§ **GOAL**:
Write out only the lines from the start of the entries up to and including the line with "(11,-6) rectangle (770,-578);"; please skip the pictures.

§ **INPUT DATA**:

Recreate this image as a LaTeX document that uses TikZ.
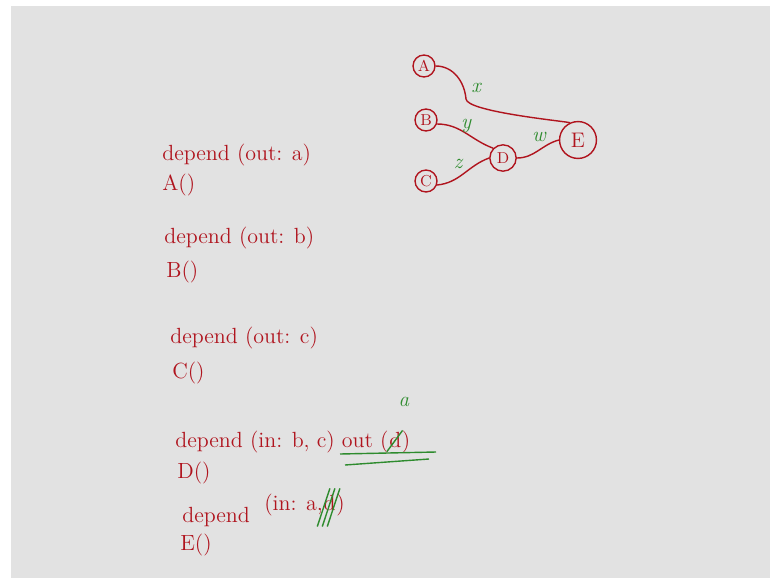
\documentclass[tikz,border=0pt]{standalone}
\usepackage{tikz}
\usetikzlibrary{positioning,calc}
\definecolor{inkred}{HTML}{B0141E}
\definecolor{inkgreen}{HTML}{2E8B2E}
\definecolor{board}{HTML}{E2E2E2}

\begin{document}
\begin{tikzpicture}[x=0.02cm,y=0.02cm,
  task/.style={draw=inkred,thick,circle,inner sep=0pt,text=inkred,font=\small,minimum size=12.5pt},
  dep/.style={thick,inkred},
  var/.style={text=inkgreen,font=\large\itshape},
  code/.style={anchor=base west,inner sep=0pt,text=inkred,font=\fontsize{12.5}{15}\selectfont}]
  \useasboundingbox (0,0) rectangle (770,-578);
  \fill[white] (0,0) rectangle (770,-578);
  \fill[board] (11,-6) rectangle (770,-578);

  % task graph
  \node[task] (A) at (424,-66) {A};
  \node[task] (B) at (426,-120) {B};
  \node[task] (C) at (426,-181) {C};
  \node[task,minimum size=15pt] (D) at (503,-158) {D};
  \node[task,minimum size=21pt,font=\large] (E) at (578,-140) {E};
  \coordinate (knee) at (466,-99);
  \draw[dep] (A.east) to[out=0,in=95] (knee) to[out=-85,in=170,looseness=0.3] (E.115);
  \draw[dep] (B.-20) to[out=0,in=160] (D.north west);
  \draw[dep] (C.-20) to[out=5,in=200] (D.west);
  \draw[dep] (D.east) to[out=0,in=195] (E.west);
  \node[var] (x) at (476,-88) {x};
  \node[var] (y) at (466,-126) {y};
  \node[var] (z) at (458,-164) {z};
  \node[var] (w) at (539,-137) {w};

  % annotated calls
  \node[code] (la) at (162,-160) {depend (out: a)};
  \node[code] (ta) at (162,-190) {A()};
  \node[code] (lb) at (164,-243) {depend (out: b)};
  \node[code] (tb) at (166,-277) {B()};
  \node[code] (lc) at (170,-343) {depend (out: c)};
  \node[code] (tc) at (172,-378) {C()};
  \node[code] (ld) at (175,-447) {depend (in: b, c) out (};
  \node[code] (dd) at (ld.base east) {d};
  \node[code] at (dd.base east) {)};
  \node[code] (td) at (177,-478) {D()};
  \node[code] (le) at (182,-522) {depend};
  \node[code] (ine) at (264,-510) {(in: a, };
  \node[code] (de) at (ine.base east) {d};
  \node[code] at (de.base east) {)};
  \node[code] (te) at (180,-550) {E()};

  % corrections
  \draw[inkgreen,thick] ($(dd.south west)+(-2,-4)$) -- ($(dd.north east)+(1,1)$);
  \node[var] at (404,-402) {a};
  \draw[inkgreen,thick] (340,-454) -- (436,-452);
  \draw[inkgreen,thick] (345,-465) -- (429,-459);
  \foreach \dx in {0,5,10}
    \draw[inkgreen,thick] ($(de.south west)+(\dx-6,-16)$) -- ($(de.north east)+(\dx-6,6)$);
\end{tikzpicture}
\end{document}
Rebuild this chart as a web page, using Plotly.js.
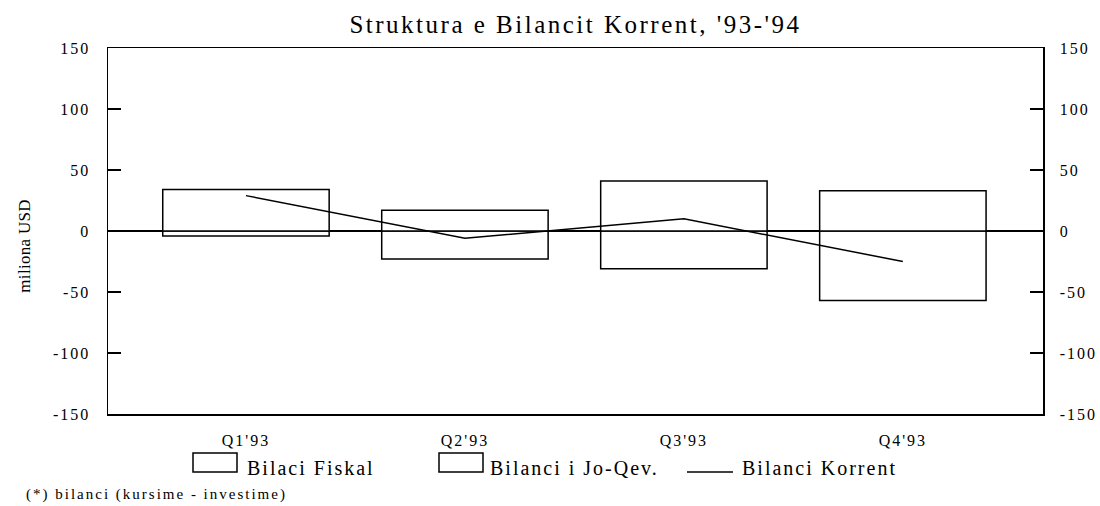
<!DOCTYPE html>
<html>
<head>
<meta charset="utf-8">
<script src="https://cdn.plot.ly/plotly-3.0.1.min.js"></script>
<style>
  html, body { margin: 0; padding: 0; background: #fff; }
  #chart { width: 1100px; height: 506px; }
  svg text { letter-spacing: 2px; }
  .gtitle { letter-spacing: 2.5px !important; }
  .annotation[data-index="4"] text { letter-spacing: 0.3px; }
</style>
</head>
<body>
<div id="chart"></div>
<script>
const categories = ["Q1'93", "Q2'93", "Q3'93", "Q4'93"];
const fiskal = [-4, -23, -31, -57];
const joQev = [34, 17, 41, 33];
const korrent = [29, -6, 10, -25];
const yTicks = [-150, -100, -50, 0, 50, 100, 150];
const titleText = "Struktura e Bilancit Korrent, '93-'94";
const yTitle = "miliona USD";
const legendNames = ["Bilaci Fiskal", "Bilanci i Jo-Qev.", "Bilanci Korrent"];
const footnote = "(*) bilanci (kursime - investime)";

const FONT = 'Liberation Serif, Times New Roman, serif';
const W = 1100, H = 506, ML = 108, MR = 57, MT = 48, MB = 92;
const PW = W - ML - MR, PH = H - MT - MB;
const px = x => (x - ML) / PW;
const py = y => (H - MB - y) / PH;

const barStyle = { color: '#ffffff', line: { color: '#000000', width: 1.5 } };

const traces = [
  { type: 'bar', name: legendNames[0], x: categories, y: fiskal, width: 0.76,
    marker: barStyle, showlegend: false },
  { type: 'bar', name: legendNames[1], x: categories, y: joQev, width: 0.76,
    marker: barStyle, showlegend: false },
  { type: 'scatter', mode: 'lines', name: legendNames[2], x: categories, y: korrent,
    line: { color: '#000000', width: 1.5 }, showlegend: false },
  { type: 'scatter', mode: 'lines', x: categories, y: korrent, yaxis: 'y2',
    line: { width: 0 }, opacity: 0, showlegend: false, hoverinfo: 'skip' }
];

const yCommon = {
  range: [-150, 150], tickvals: yTicks, ticktext: yTicks.map(String),
  ticks: 'inside', ticklen: 13, tickwidth: 1.5, tickcolor: '#000',
  showline: true, linecolor: '#000', linewidth: 1.5,
  showgrid: false, fixedrange: true,
  tickfont: { family: FONT, size: 16, color: '#000' }
};

const layout = {
  width: W, height: H,
  margin: { l: ML, r: MR, t: MT, b: MB, pad: 0 },
  paper_bgcolor: '#fff', plot_bgcolor: '#fff',
  barmode: 'relative',
  showlegend: false,
  title: { text: titleText, xref: 'paper', x: 0.5, xanchor: 'center', y: 1 - 24 / H, yanchor: 'middle',
           font: { family: FONT, size: 25, color: '#000' } },
  xaxis: {
    type: 'category', range: [-0.63, 3.64],
    showline: true, mirror: true, linecolor: '#000', linewidth: 1.5,
    ticks: '', showgrid: false, zeroline: false, ticklabelstandoff: 11,
    tickfont: { family: FONT, size: 16, color: '#000' }
  },
  yaxis: Object.assign({}, yCommon, {
    zeroline: true, zerolinecolor: '#000', zerolinewidth: 1.5, ticklabelstandoff: 13
  }),
  yaxis2: Object.assign({}, yCommon, {
    overlaying: 'y', side: 'right', zeroline: false, ticklabelstandoff: 12
  }),
  shapes: [
    { type: 'rect', xref: 'paper', yref: 'paper', x0: px(193), x1: px(237), y0: py(472), y1: py(453),
      line: { color: '#000', width: 1.5 }, fillcolor: '#fff' },
    { type: 'rect', xref: 'paper', yref: 'paper', x0: px(439), x1: px(483), y0: py(472), y1: py(453),
      line: { color: '#000', width: 1.5 }, fillcolor: '#fff' },
    { type: 'line', xref: 'paper', yref: 'paper', x0: px(687), x1: px(733), y0: py(472), y1: py(472),
      line: { color: '#000', width: 1.5 } }
  ],
  annotations: [
    { text: legendNames[0], xref: 'paper', yref: 'paper', x: px(245), y: py(468),
      xanchor: 'left', yanchor: 'middle', showarrow: false,
      font: { family: FONT, size: 20, color: '#000' } },
    { text: legendNames[1], xref: 'paper', yref: 'paper', x: px(488), y: py(468),
      xanchor: 'left', yanchor: 'middle', showarrow: false,
      font: { family: FONT, size: 20, color: '#000' } },
    { text: legendNames[2], xref: 'paper', yref: 'paper', x: px(740), y: py(468),
      xanchor: 'left', yanchor: 'middle', showarrow: false,
      font: { family: FONT, size: 20, color: '#000' } },
    { text: footnote, xref: 'paper', yref: 'paper', x: px(24), y: py(495),
      xanchor: 'left', yanchor: 'middle', showarrow: false,
      font: { family: FONT, size: 15, color: '#000' } },
    { text: yTitle, xref: 'paper', yref: 'paper', x: px(25), y: py(246),
      xanchor: 'center', yanchor: 'middle', textangle: -90, showarrow: false,
      font: { family: FONT, size: 17, color: '#000' } }
  ]
};

Plotly.newPlot('chart', traces, layout, { displayModeBar: false, staticPlot: true });
</script>
</body>
</html>
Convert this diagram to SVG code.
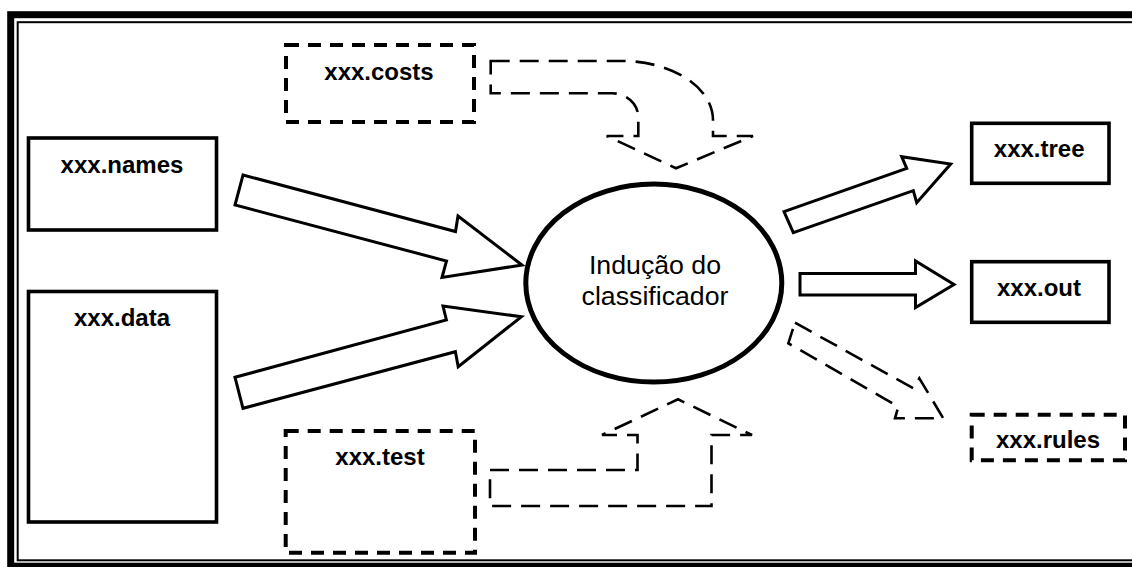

§ **PROBLEM SOLUTION**:
Recreate this image as a LaTeX document that uses TikZ.
\documentclass[tikz,border=0pt]{standalone}
\usepackage{tikz}
\usetikzlibrary{positioning,calc}
\definecolor{inkred}{HTML}{B0141E}
\definecolor{inkgreen}{HTML}{2E8B2E}
\definecolor{board}{HTML}{E2E2E2}

\begin{document}
\begin{tikzpicture}[x=0.02cm,y=0.02cm,
  task/.style={draw=inkred,thick,circle,inner sep=0pt,text=inkred,font=\small,minimum size=12.5pt},
  dep/.style={thick,inkred},
  var/.style={text=inkgreen,font=\large\itshape},
  code/.style={anchor=base west,inner sep=0pt,text=inkred,font=\fontsize{12.5}{15}\selectfont}]
  \useasboundingbox (0,0) rectangle (770,-578);
  \fill[white] (0,0) rectangle (770,-578);
  \fill[board] (11,-6) rectangle (770,-578);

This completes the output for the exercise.